Rows from a dataset of charts and code:
+ + + +

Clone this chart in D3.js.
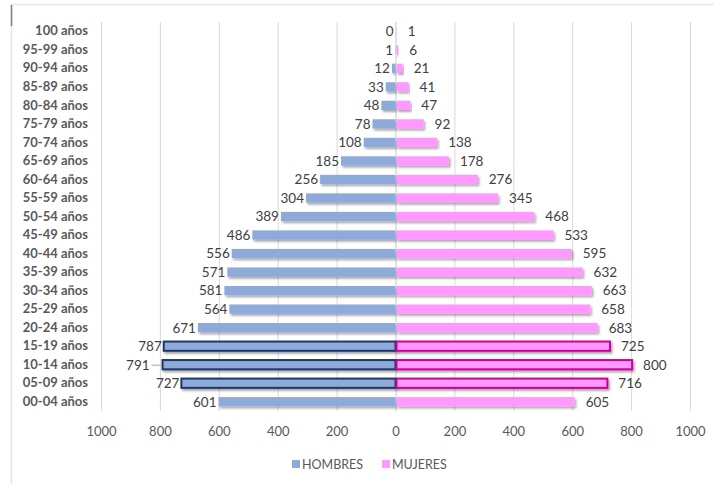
<!DOCTYPE html>
<html>
<head>
<meta charset="utf-8">
<script src="https://cdn.jsdelivr.net/npm/d3@7/dist/d3.min.js"></script>
<style>
  html, body { margin: 0; padding: 0; background: #fff; }
  svg { display: block; font-family: Lato, "Open Sans", sans-serif; }
</style>
</head>
<body>
<svg id="chart" width="714" height="484"></svg>
<script>
const categories = ["100 años","95-99 años","90-94 años","85-89 años","80-84 años","75-79 años","70-74 años","65-69 años","60-64 años","55-59 años","50-54 años","45-49 años","40-44 años","35-39 años","30-34 años","25-29 años","20-24 años","15-19 años","10-14 años","05-09 años","00-04 años"];
const hombres = [0,1,12,33,48,78,108,185,256,304,389,486,556,571,581,564,671,787,791,727,601];
const mujeres = [1,6,21,41,47,92,138,178,276,345,468,533,595,632,663,658,683,725,800,716,605];
const highlighted = ["15-19 años","10-14 años","05-09 años"];
const tickValues = [-1000,-800,-600,-400,-200,0,200,400,600,800,1000];
const seriesNames = ["HOMBRES","MUJERES"];

const colMale = "#8eaadb", colFemale = "#ff99ff";
const strokeMale = "#1f3864", strokeFemale = "#cc0099";

const svg = d3.select("#chart");

// chart frame
svg.append("line").attr("x1",11).attr("x2",714).attr("y1",4.5).attr("y2",4.5).attr("stroke","#e6e6e6").attr("stroke-width",1.5);
svg.append("line").attr("x1",11.5).attr("x2",11.5).attr("y1",4).attr("y2",484).attr("stroke","#e6e6e6").attr("stroke-width",1.5);
svg.append("line").attr("x1",11.5).attr("x2",11.5).attr("y1",5).attr("y2",26).attr("stroke","#7f7f7f").attr("stroke-width",1.5);

const defs = svg.append("defs");
const f = defs.append("filter").attr("id","shadow").attr("x","-10%").attr("y","-50%").attr("width","120%").attr("height","250%");
f.append("feDropShadow").attr("dx",1.5).attr("dy",2).attr("stdDeviation",1.2).attr("flood-color","#000").attr("flood-opacity",0.35);

const x = d3.scaleLinear().domain([-1000,1000]).range([101,690]);
const y = d3.scaleBand().domain(categories).range([22,411]).paddingInner(0.5).paddingOuter(0.25);

// gridlines
svg.append("g").selectAll("line").data(tickValues).join("line")
  .attr("x1",d=>x(d)+0.5).attr("x2",d=>x(d)+0.5)
  .attr("y1",22).attr("y2",411)
  .attr("stroke",d=>d===0?"#c8c8c8":"#d9d9d9").attr("stroke-width",1);

// axis labels
const xAxis = d3.axisBottom(x).tickValues(tickValues).tickFormat(d=>Math.abs(d)).tickSize(0).tickPadding(0);
const gx = svg.append("g").attr("transform","translate(0,427)").call(xAxis);
gx.select(".domain").remove();
gx.selectAll("text").attr("fill","#595959").attr("font-size","13px").attr("font-family","Lato, sans-serif");

// category labels
const yAxis = d3.axisLeft(y).tickSize(0).tickPadding(0);
const gy = svg.append("g").attr("transform","translate(88,0)").call(yAxis);
gy.select(".domain").remove();
gy.selectAll("text").attr("fill","#595959").attr("font-size","13px").attr("font-weight","bold").attr("font-family","Lato, sans-serif");

const rows = categories.map((c,i)=>({c, m:hombres[i], w:mujeres[i], hi: highlighted.includes(c)}));
const bh = y.bandwidth();

// male bars
svg.append("g").selectAll("rect").data(rows).join("rect")
  .attr("x",d=>x(-d.m)).attr("width",d=>x(0)-x(-d.m))
  .attr("y",d=>y(d.c)).attr("height",bh)
  .attr("fill",colMale)
  .attr("stroke",d=>d.hi?strokeMale:"none").attr("stroke-width",2)
  .attr("filter","url(#shadow)");

// female bars
svg.append("g").selectAll("rect").data(rows).join("rect")
  .attr("x",x(0)+1).attr("width",d=>x(d.w)-x(0))
  .attr("y",d=>y(d.c)).attr("height",bh)
  .attr("fill",colFemale)
  .attr("stroke",d=>d.hi?strokeFemale:"none").attr("stroke-width",2)
  .attr("filter","url(#shadow)");

// male labels
svg.append("g").selectAll("text").data(rows).join("text")
  .attr("x",d=>x(-d.m) - (d.c==="10-14 años"?13:2))
  .attr("y",d=>y(d.c)+bh/2).attr("dy","0.36em")
  .attr("text-anchor","end").attr("fill","#404040").attr("font-size","13.5px")
  .text(d=>d.m);
// leader line for 10-14
const r1014 = rows.find(d=>d.c==="10-14 años");
svg.append("line").attr("x1",x(-r1014.m)-11).attr("x2",x(-r1014.m)-2)
  .attr("y1",y(r1014.c)+bh/2+0.5).attr("y2",y(r1014.c)+bh/2+0.5).attr("stroke","#a6a6a6");

// female labels
svg.append("g").selectAll("text").data(rows).join("text")
  .attr("x",d=>x(d.w)+12)
  .attr("y",d=>y(d.c)+bh/2).attr("dy","0.36em")
  .attr("text-anchor","start").attr("fill","#404040").attr("font-size","13.5px")
  .text(d=>d.w);

// legend
const legend = svg.append("g");
const lx = [292, 382];
seriesNames.forEach((n,i)=>{
  legend.append("rect").attr("x",lx[i]).attr("y",460).attr("width",8).attr("height",8).attr("fill",i===0?colMale:colFemale);
  legend.append("text").attr("x",lx[i]+10).attr("y",464.5).attr("dy","0.36em").attr("fill","#595959").attr("font-size","12.5px").text(n);
});
</script>
</body>
</html>
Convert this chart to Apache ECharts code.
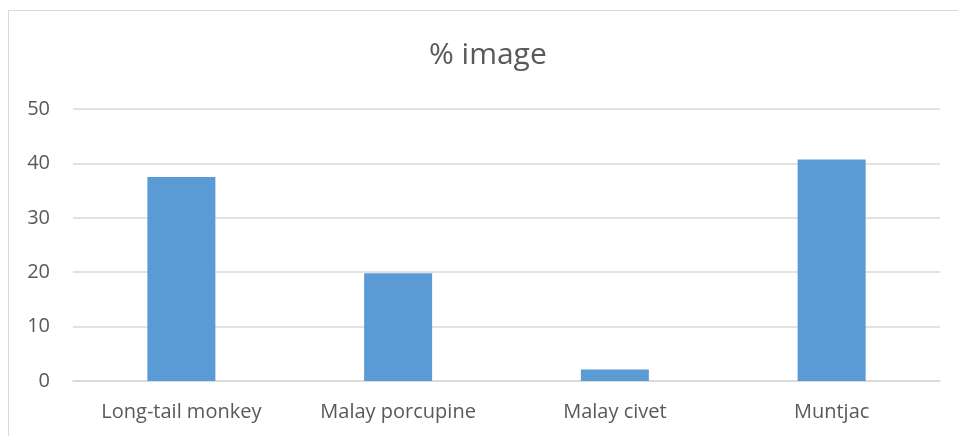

+ + + +

Reproduce the material word for word, minus the images.

Clone this chart in D3.js.
<!DOCTYPE html>
<html>
<head>
<meta charset="utf-8">
<script src="https://cdn.jsdelivr.net/npm/d3@7/dist/d3.min.js"></script>
<style>
  html, body { margin: 0; padding: 0; background: #fff; }
  svg { display: block; font-family: Lato, "Open Sans", sans-serif; }
</style>
</head>
<body>
<svg id="chart" width="714" height="484"></svg>
<script>
const categories = ["100 años","95-99 años","90-94 años","85-89 años","80-84 años","75-79 años","70-74 años","65-69 años","60-64 años","55-59 años","50-54 años","45-49 años","40-44 años","35-39 años","30-34 años","25-29 años","20-24 años","15-19 años","10-14 años","05-09 años","00-04 años"];
const hombres = [0,1,12,33,48,78,108,185,256,304,389,486,556,571,581,564,671,787,791,727,601];
const mujeres = [1,6,21,41,47,92,138,178,276,345,468,533,595,632,663,658,683,725,800,716,605];
const highlighted = ["15-19 años","10-14 años","05-09 años"];
const tickValues = [-1000,-800,-600,-400,-200,0,200,400,600,800,1000];
const seriesNames = ["HOMBRES","MUJERES"];

const colMale = "#8eaadb", colFemale = "#ff99ff";
const strokeMale = "#1f3864", strokeFemale = "#cc0099";

const svg = d3.select("#chart");

// chart frame
svg.append("line").attr("x1",11).attr("x2",714).attr("y1",4.5).attr("y2",4.5).attr("stroke","#e6e6e6").attr("stroke-width",1.5);
svg.append("line").attr("x1",11.5).attr("x2",11.5).attr("y1",4).attr("y2",484).attr("stroke","#e6e6e6").attr("stroke-width",1.5);
svg.append("line").attr("x1",11.5).attr("x2",11.5).attr("y1",5).attr("y2",26).attr("stroke","#7f7f7f").attr("stroke-width",1.5);

const defs = svg.append("defs");
const f = defs.append("filter").attr("id","shadow").attr("x","-10%").attr("y","-50%").attr("width","120%").attr("height","250%");
f.append("feDropShadow").attr("dx",1.5).attr("dy",2).attr("stdDeviation",1.2).attr("flood-color","#000").attr("flood-opacity",0.35);

const x = d3.scaleLinear().domain([-1000,1000]).range([101,690]);
const y = d3.scaleBand().domain(categories).range([22,411]).paddingInner(0.5).paddingOuter(0.25);

// gridlines
svg.append("g").selectAll("line").data(tickValues).join("line")
  .attr("x1",d=>x(d)+0.5).attr("x2",d=>x(d)+0.5)
  .attr("y1",22).attr("y2",411)
  .attr("stroke",d=>d===0?"#c8c8c8":"#d9d9d9").attr("stroke-width",1);

// axis labels
const xAxis = d3.axisBottom(x).tickValues(tickValues).tickFormat(d=>Math.abs(d)).tickSize(0).tickPadding(0);
const gx = svg.append("g").attr("transform","translate(0,427)").call(xAxis);
gx.select(".domain").remove();
gx.selectAll("text").attr("fill","#595959").attr("font-size","13px").attr("font-family","Lato, sans-serif");

// category labels
const yAxis = d3.axisLeft(y).tickSize(0).tickPadding(0);
const gy = svg.append("g").attr("transform","translate(88,0)").call(yAxis);
gy.select(".domain").remove();
gy.selectAll("text").attr("fill","#595959").attr("font-size","13px").attr("font-weight","bold").attr("font-family","Lato, sans-serif");

const rows = categories.map((c,i)=>({c, m:hombres[i], w:mujeres[i], hi: highlighted.includes(c)}));
const bh = y.bandwidth();

// male bars
svg.append("g").selectAll("rect").data(rows).join("rect")
  .attr("x",d=>x(-d.m)).attr("width",d=>x(0)-x(-d.m))
  .attr("y",d=>y(d.c)).attr("height",bh)
  .attr("fill",colMale)
  .attr("stroke",d=>d.hi?strokeMale:"none").attr("stroke-width",2)
  .attr("filter","url(#shadow)");

// female bars
svg.append("g").selectAll("rect").data(rows).join("rect")
  .attr("x",x(0)+1).attr("width",d=>x(d.w)-x(0))
  .attr("y",d=>y(d.c)).attr("height",bh)
  .attr("fill",colFemale)
  .attr("stroke",d=>d.hi?strokeFemale:"none").attr("stroke-width",2)
  .attr("filter","url(#shadow)");

// male labels
svg.append("g").selectAll("text").data(rows).join("text")
  .attr("x",d=>x(-d.m) - (d.c==="10-14 años"?13:2))
  .attr("y",d=>y(d.c)+bh/2).attr("dy","0.36em")
  .attr("text-anchor","end").attr("fill","#404040").attr("font-size","13.5px")
  .text(d=>d.m);
// leader line for 10-14
const r1014 = rows.find(d=>d.c==="10-14 años");
svg.append("line").attr("x1",x(-r1014.m)-11).attr("x2",x(-r1014.m)-2)
  .attr("y1",y(r1014.c)+bh/2+0.5).attr("y2",y(r1014.c)+bh/2+0.5).attr("stroke","#a6a6a6");

// female labels
svg.append("g").selectAll("text").data(rows).join("text")
  .attr("x",d=>x(d.w)+12)
  .attr("y",d=>y(d.c)+bh/2).attr("dy","0.36em")
  .attr("text-anchor","start").attr("fill","#404040").attr("font-size","13.5px")
  .text(d=>d.w);

// legend
const legend = svg.append("g");
const lx = [292, 382];
seriesNames.forEach((n,i)=>{
  legend.append("rect").attr("x",lx[i]).attr("y",460).attr("width",8).attr("height",8).attr("fill",i===0?colMale:colFemale);
  legend.append("text").attr("x",lx[i]+10).attr("y",464.5).attr("dy","0.36em").attr("fill","#595959").attr("font-size","12.5px").text(n);
});
</script>
</body>
</html>
Convert this chart to Apache ECharts code.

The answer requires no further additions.